# WHAT NEEDS TO BE DONE:
Print the listing in its entirety and exactly, leaving out images.

# GIVEN MATERIAL:
═══

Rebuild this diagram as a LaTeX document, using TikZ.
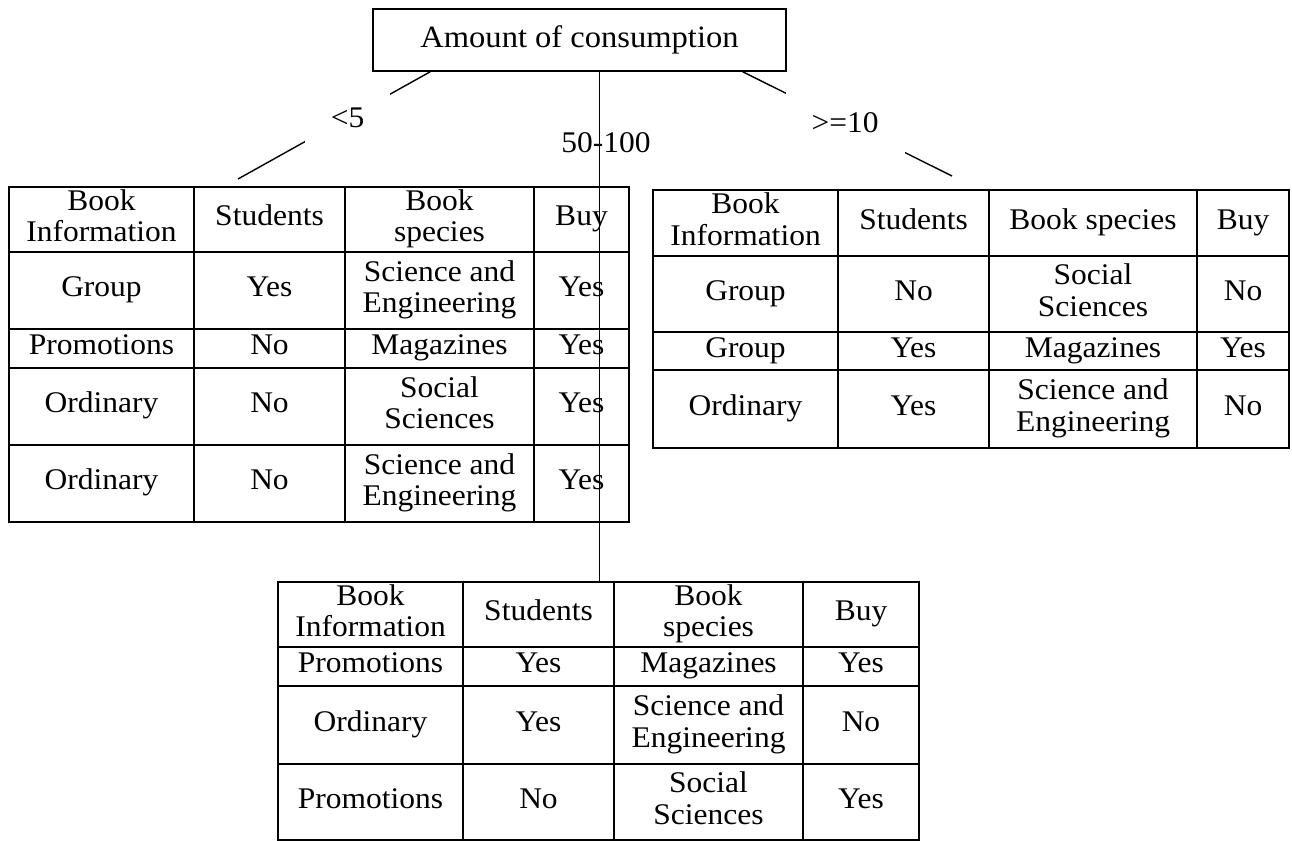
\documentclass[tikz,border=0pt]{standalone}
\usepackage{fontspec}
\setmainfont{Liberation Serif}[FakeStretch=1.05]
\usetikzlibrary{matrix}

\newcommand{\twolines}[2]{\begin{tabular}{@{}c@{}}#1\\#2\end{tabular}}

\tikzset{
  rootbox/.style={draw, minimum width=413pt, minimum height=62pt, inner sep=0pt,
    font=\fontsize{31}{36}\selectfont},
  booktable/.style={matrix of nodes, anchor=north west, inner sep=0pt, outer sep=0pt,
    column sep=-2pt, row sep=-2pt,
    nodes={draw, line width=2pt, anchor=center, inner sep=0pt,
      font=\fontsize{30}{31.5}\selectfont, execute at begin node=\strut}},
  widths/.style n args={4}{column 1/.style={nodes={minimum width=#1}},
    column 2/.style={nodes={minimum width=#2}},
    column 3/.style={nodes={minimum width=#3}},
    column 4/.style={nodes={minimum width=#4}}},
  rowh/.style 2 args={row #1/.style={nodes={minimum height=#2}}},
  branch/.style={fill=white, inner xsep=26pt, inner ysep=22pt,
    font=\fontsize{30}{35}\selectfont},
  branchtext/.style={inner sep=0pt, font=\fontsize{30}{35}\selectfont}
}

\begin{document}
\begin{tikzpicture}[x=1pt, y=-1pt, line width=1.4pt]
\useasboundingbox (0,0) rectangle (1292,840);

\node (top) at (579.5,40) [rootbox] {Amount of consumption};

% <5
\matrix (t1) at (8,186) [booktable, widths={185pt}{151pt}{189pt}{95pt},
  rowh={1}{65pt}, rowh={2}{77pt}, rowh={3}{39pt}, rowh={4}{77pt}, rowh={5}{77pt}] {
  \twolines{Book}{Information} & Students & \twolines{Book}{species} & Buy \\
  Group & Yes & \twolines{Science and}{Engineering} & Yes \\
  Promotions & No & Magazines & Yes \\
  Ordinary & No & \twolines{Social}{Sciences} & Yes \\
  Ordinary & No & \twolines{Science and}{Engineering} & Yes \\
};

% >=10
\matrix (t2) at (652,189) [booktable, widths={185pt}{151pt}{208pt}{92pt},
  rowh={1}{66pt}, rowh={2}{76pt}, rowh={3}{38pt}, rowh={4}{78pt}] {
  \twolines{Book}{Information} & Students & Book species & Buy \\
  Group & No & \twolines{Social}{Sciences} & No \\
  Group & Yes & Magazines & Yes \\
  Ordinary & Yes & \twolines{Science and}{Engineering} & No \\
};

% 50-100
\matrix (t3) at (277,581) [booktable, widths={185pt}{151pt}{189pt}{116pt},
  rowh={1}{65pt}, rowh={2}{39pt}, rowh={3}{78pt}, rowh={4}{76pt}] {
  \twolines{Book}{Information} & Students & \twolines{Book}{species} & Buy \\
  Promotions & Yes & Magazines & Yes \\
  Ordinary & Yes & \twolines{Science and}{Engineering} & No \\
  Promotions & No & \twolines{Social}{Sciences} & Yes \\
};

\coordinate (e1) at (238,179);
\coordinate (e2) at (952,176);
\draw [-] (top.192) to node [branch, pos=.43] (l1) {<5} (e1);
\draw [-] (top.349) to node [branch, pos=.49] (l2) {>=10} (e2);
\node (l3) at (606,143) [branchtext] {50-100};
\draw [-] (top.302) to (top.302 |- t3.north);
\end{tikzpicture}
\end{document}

═══

# RESULT FOR THIS TASK:
Rebuild this diagram as a LaTeX document, using TikZ.
\documentclass[tikz,border=0pt]{standalone}
\usepackage{fontspec}
\setmainfont{Liberation Serif}[FakeStretch=1.05]
\usetikzlibrary{matrix}

\newcommand{\twolines}[2]{\begin{tabular}{@{}c@{}}#1\\#2\end{tabular}}

\tikzset{
  rootbox/.style={draw, minimum width=413pt, minimum height=62pt, inner sep=0pt,
    font=\fontsize{31}{36}\selectfont},
  booktable/.style={matrix of nodes, anchor=north west, inner sep=0pt, outer sep=0pt,
    column sep=-2pt, row sep=-2pt,
    nodes={draw, line width=2pt, anchor=center, inner sep=0pt,
      font=\fontsize{30}{31.5}\selectfont, execute at begin node=\strut}},
  widths/.style n args={4}{column 1/.style={nodes={minimum width=#1}},
    column 2/.style={nodes={minimum width=#2}},
    column 3/.style={nodes={minimum width=#3}},
    column 4/.style={nodes={minimum width=#4}}},
  rowh/.style 2 args={row #1/.style={nodes={minimum height=#2}}},
  branch/.style={fill=white, inner xsep=26pt, inner ysep=22pt,
    font=\fontsize{30}{35}\selectfont},
  branchtext/.style={inner sep=0pt, font=\fontsize{30}{35}\selectfont}
}

\begin{document}
\begin{tikzpicture}[x=1pt, y=-1pt, line width=1.4pt]
\useasboundingbox (0,0) rectangle (1292,840);

\node (top) at (579.5,40) [rootbox] {Amount of consumption};

% <5
\matrix (t1) at (8,186) [booktable, widths={185pt}{151pt}{189pt}{95pt},
  rowh={1}{65pt}, rowh={2}{77pt}, rowh={3}{39pt}, rowh={4}{77pt}, rowh={5}{77pt}] {
  \twolines{Book}{Information} & Students & \twolines{Book}{species} & Buy \\
  Group & Yes & \twolines{Science and}{Engineering} & Yes \\
  Promotions & No & Magazines & Yes \\
  Ordinary & No & \twolines{Social}{Sciences} & Yes \\
  Ordinary & No & \twolines{Science and}{Engineering} & Yes \\
};

% >=10
\matrix (t2) at (652,189) [booktable, widths={185pt}{151pt}{208pt}{92pt},
  rowh={1}{66pt}, rowh={2}{76pt}, rowh={3}{38pt}, rowh={4}{78pt}] {
  \twolines{Book}{Information} & Students & Book species & Buy \\
  Group & No & \twolines{Social}{Sciences} & No \\
  Group & Yes & Magazines & Yes \\
  Ordinary & Yes & \twolines{Science and}{Engineering} & No \\
};

% 50-100
\matrix (t3) at (277,581) [booktable, widths={185pt}{151pt}{189pt}{116pt},
  rowh={1}{65pt}, rowh={2}{39pt}, rowh={3}{78pt}, rowh={4}{76pt}] {
  \twolines{Book}{Information} & Students & \twolines{Book}{species} & Buy \\
  Promotions & Yes & Magazines & Yes \\
  Ordinary & Yes & \twolines{Science and}{Engineering} & No \\
  Promotions & No & \twolines{Social}{Sciences} & Yes \\
};

\coordinate (e1) at (238,179);
\coordinate (e2) at (952,176);
\draw [-] (top.192) to node [branch, pos=.43] (l1) {<5} (e1);
\draw [-] (top.349) to node [branch, pos=.49] (l2) {>=10} (e2);
\node (l3) at (606,143) [branchtext] {50-100};
\draw [-] (top.302) to (top.302 |- t3.north);
\end{tikzpicture}
\end{document}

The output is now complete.